Neither of those regulations would have been sufficient to knobble Ferrari in Germany. But then, in the aftermath of the ructions which followed the team's crass decision to have Rubens Barrichello needlessly hand Austria 2002 victory to Schumacher, came the current rule, Article 39.1 of the sporting regulations, which says: "Team orders which interfere with a race result are prohibited."

That might be the letter of the law but, in the paddock, teams have generally followed the previous rule, understanding that they can run their own cars as they wish provided they don't do anything that makes the sport look silly, as Austria 02 was adjudged to have done.

You could argue that what Ferrari did in Germany was nothing that anyone who understands the sport did not expect, and that it was hardly against the interests of competition as it was furthering the interests of Alonso who, realistically, is the team's only driver with a decent shot at the world championship.

Mosley's logic is hard to follow. Why should the drivers lose their points? What have they done? Massa may well have been in breach of contract if he had not let Alonso by after it was clear that an 'instruction' had been given. Okay, a lawyer might be able to argue that any contractual requirement that breaches the law is unenforceable, but would Felipe really have wanted to go there?

And what has Alonso done? Surely, if Ferrari is adjudged to have erred, then fines or loss of constructors' points is the fair way, as Mosley himself concluded when he let the McLaren drivers off over Spygate. To penalise the Ferrari drivers now would be very poor double standards.

The sensible thing would probably be a larger fine for embarrassing the sport (disrepute) under the existing regulations, as in 2002, when Ferrari was fined $1m (but it had to be dressed up as a punishment for confusing the dignitaries at the podium ceremony) and then an immediate rule clarification pointing out that henceforth you can indeed favour your world title contender.

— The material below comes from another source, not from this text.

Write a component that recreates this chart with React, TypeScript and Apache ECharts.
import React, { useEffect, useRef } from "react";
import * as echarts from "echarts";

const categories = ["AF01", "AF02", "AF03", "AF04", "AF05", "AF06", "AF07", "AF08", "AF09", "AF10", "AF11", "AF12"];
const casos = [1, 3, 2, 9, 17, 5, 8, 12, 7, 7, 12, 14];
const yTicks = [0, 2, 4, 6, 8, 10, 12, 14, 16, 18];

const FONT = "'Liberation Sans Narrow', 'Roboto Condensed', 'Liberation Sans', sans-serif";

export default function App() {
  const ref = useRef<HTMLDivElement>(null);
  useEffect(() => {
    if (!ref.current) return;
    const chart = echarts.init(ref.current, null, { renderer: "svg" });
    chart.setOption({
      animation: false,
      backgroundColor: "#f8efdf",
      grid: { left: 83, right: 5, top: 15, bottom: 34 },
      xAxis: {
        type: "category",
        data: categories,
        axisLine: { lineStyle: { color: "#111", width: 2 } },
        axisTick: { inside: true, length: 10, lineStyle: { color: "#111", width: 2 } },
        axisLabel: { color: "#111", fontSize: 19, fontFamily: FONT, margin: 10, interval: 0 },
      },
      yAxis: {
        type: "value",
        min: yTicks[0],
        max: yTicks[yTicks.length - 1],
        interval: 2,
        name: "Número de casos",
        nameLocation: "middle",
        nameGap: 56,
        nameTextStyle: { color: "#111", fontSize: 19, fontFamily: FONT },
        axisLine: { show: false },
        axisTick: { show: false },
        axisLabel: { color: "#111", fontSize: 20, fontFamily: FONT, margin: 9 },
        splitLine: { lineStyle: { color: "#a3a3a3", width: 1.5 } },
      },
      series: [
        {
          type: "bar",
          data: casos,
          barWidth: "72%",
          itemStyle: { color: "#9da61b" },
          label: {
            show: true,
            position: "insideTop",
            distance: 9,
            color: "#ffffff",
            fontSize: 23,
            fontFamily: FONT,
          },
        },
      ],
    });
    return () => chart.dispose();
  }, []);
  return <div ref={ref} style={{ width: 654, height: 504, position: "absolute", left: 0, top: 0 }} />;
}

If, instead, we get Alonso removed from the title fight and a message that under no circumstances will orders of any kind be permitted, it is going to have a big impact on the final races of this season. There are plenty of ways to slow down a racing car if you aren't permitted to do it overtly.

Right on cue, Spa delivered a situation where the team orders question is being asked at both Red Bull and McLaren. Jenson Button is now 35 points behind Lewis Hamilton and Sebastian Vettel is 28 points adrift of Mark Webber, with six races remaining.

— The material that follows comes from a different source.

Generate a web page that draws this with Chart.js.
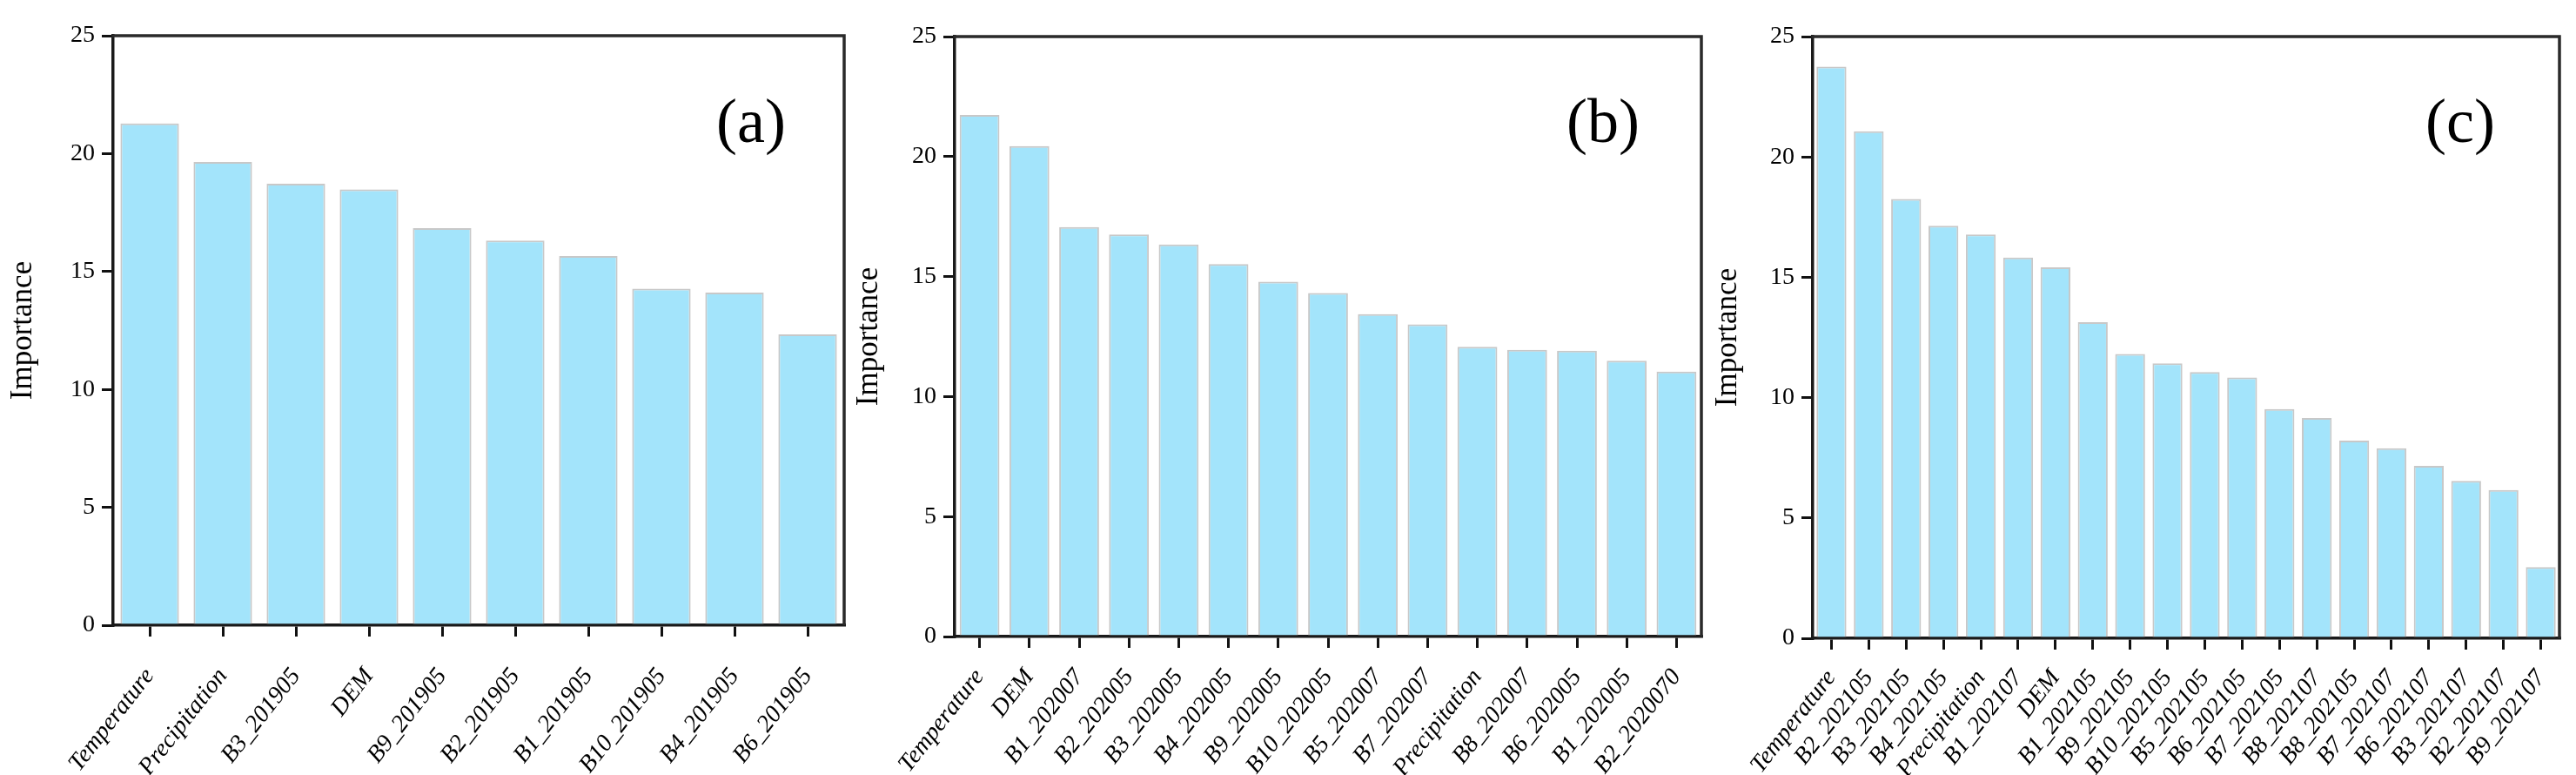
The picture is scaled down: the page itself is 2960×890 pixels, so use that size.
<!DOCTYPE html>
<html><head><meta charset="utf-8">
<script src="https://cdn.jsdelivr.net/npm/chart.js@4.4.1/dist/chart.umd.min.js"></script>
<style>
html,body{margin:0;padding:0;background:#fff;}
#wrap{position:relative;width:2960px;height:890px;overflow:hidden;background:#fff;}
canvas{position:absolute;top:0;}
</style></head><body>
<div id="wrap">
<canvas id="ca" width="975" height="890" style="left:0px;width:975px;height:890px"></canvas>
<canvas id="cb" width="985" height="890" style="left:975px;width:985px;height:890px"></canvas>
<canvas id="cc" width="1000" height="890" style="left:1960px;width:1000px;height:890px"></canvas>
</div>
<script>
// ---- data ----
const catsA = ["Temperature","Precipitation","B3_201905","DEM","B9_201905","B2_201905","B1_201905","B10_201905","B4_201905","B6_201905"];
const valsA = [21.28,19.65,18.72,18.48,16.84,16.31,15.66,14.27,14.11,12.33];

const catsB = ["Temperature","DEM","B1_202007","B2_202005","B3_202005","B4_202005","B9_202005","B10_202005","B5_202007","B7_202007","Precipitation","B8_202007","B6_202005","B1_202005","B2_2020070"];
const valsB = [21.73,20.44,17.06,16.75,16.34,15.52,14.79,14.31,13.43,13.01,12.07,11.95,11.91,11.49,11.04];

const catsC = ["Temperature","B2_202105","B3_202105","B4_202105","Precipitation","B1_202107","DEM","B1_202105","B9_202105","B10_202105","B5_202105","B6_202105","B7_202105","B8_202107","B8_202105","B7_202107","B6_202107","B3_202107","B2_202107","B9_202107"];
const valsC = [23.75,21.07,18.25,17.14,16.78,15.82,15.41,13.13,11.81,11.42,11.06,10.84,9.52,9.15,8.21,7.90,7.16,6.54,6.16,2.96];

const panelLabels = ["(a)","(b)","(c)"];
const yTicks = [0,5,10,15,20,25];
const yTitle = "Importance";

// ---- layout / style ----
const SERIF = "'Liberation Serif','Times New Roman',serif";
const panels = [
  {id:"ca", cats:catsA, vals:valsA, label:panelLabels[0], w:975,  left:130, right:970, top:41, bottom:718, tpad:6, lx:863, ly:144, xpad:30},
  {id:"cb", cats:catsB, vals:valsB, label:panelLabels[1], w:985,  left:122, right:980, top:42, bottom:731, tpad:3, lx:867, ly:144, xpad:18},
  {id:"cc", cats:catsC, vals:valsC, label:panelLabels[2], w:1000, left:123, right:981, top:42, bottom:733, tpad:5, lx:867, ly:144, xpad:17}
];

const framePlugin = {
  id:'frame',
  afterDraw(chart, args, opts){
    const {ctx, chartArea:a} = chart;
    ctx.save();
    ctx.strokeStyle = '#2a2a2a';
    ctx.lineWidth = 3.5;
    ctx.beginPath();
    ctx.moveTo(a.left - 1.5, a.top);
    ctx.lineTo(a.right, a.top);
    ctx.lineTo(a.right, a.bottom);
    ctx.stroke();
    ctx.fillStyle = '#000';
    ctx.font = "72px " + SERIF;
    ctx.textAlign = 'center';
    ctx.textBaseline = 'middle';
    ctx.fillText(opts.text, opts.x, opts.y);
    ctx.restore();
  }
};

panels.forEach(p => {
  new Chart(document.getElementById(p.id), {
    type:'bar',
    data:{
      labels:p.cats,
      datasets:[{
        data:p.vals,
        backgroundColor:'#a3e4fb',
        borderColor:'#c8c8c8',
        borderWidth:2,
        borderSkipped:'start',
        barPercentage:0.8,
        categoryPercentage:1.0
      }]
    },
    options:{
      responsive:false,
      animation:false,
      devicePixelRatio:1,
      layout:{padding:{top:p.top, right:p.w - p.right, bottom:0, left:0}},
      plugins:{
        legend:{display:false},
        tooltip:{enabled:false},
        frame:{text:p.label, x:p.lx, y:p.ly}
      },
      scales:{
        x:{
          offset:true,
          grid:{display:true, offset:false, drawOnChartArea:false, drawTicks:true, tickLength:13, color:'#111', lineWidth:3},
          border:{display:true, color:'#1a1a1a', width:3.5},
          ticks:{minRotation:52, maxRotation:52, autoSkip:false, padding:p.xpad, color:'#000',
                 font:{family:SERIF, size:28, style:'italic'}},
          afterFit(s){ s.height = 890 - p.bottom; s.paddingLeft = 0; s.paddingRight = 0; }
        },
        y:{
          min:0, max:25,
          afterBuildTicks(s){ s.ticks = yTicks.map(v => ({value:v})); },
          grid:{display:true, drawOnChartArea:false, drawTicks:true, tickLength:13, color:'#111', lineWidth:3},
          border:{display:true, color:'#1a1a1a', width:3.5},
          ticks:{padding:8, color:'#000', font:{family:SERIF, size:28}},
          title:{display:true, text:yTitle, color:'#000', padding:{top:p.tpad, bottom:0},
                 font:{family:SERIF, size:35}},
          afterFit(s){ s.width = p.left; }
        }
      }
    },
    plugins:[framePlugin]
  });
});
</script>
</body></html>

The McLaren situation will probably be self-regulating, with Hamilton appearing to have Button's measure much of the time, but at Red Bull it is not so clear-cut. Vettel, in most eyes, is the team's favoured son, but the young German has made errors in four of the last seven races and it is clear that the team's interests would probably be best served by favouring Webber unless the Australian posts a DNF in the next couple of races.

Hamilton denied in Belgium that he expected any preferential treatment in the championship run-in. Webber, however, put things slightly differently. "McLaren have won many championships so they have a pretty good trophy cabinet," he said. "Red Bull have a good trophy cabinet too, but not like McLaren's, so it depends on how hungry we are to try and do that... Maybe there is a different strategy compared to McLaren. I'm not sure -- it's still too early at the moment, but it's not far away, I'd say..."

In other words, if you want to win the championship, get behind me. He then pointed out, just in case that wasn't clear enough, "anyone who beats Lewis in the championship is doing well." Lewis, of course, is now more than 30 points clear of Vettel with Monza expected to be a strong track for McLaren. Trying to retrieve a 30-point plus deficit to Hamilton over five races is going to be no easy task, was probably the subtext of what Webber was saying.

Webber's Spa pole was his fifth of the season but Vettel has claimed seven. You can bet your bottom dollar that Sebastian will not be up for helping Mark unless he is ordered to do so, and you can bet that he will resist any such suggestion until it is mathematically impossible for him to win the title.

But let's suppose that situation does arise. The WMSC's Ferrari decision on September 8 is going to decide quite how those orders would be imposed - overtly or clandestinely.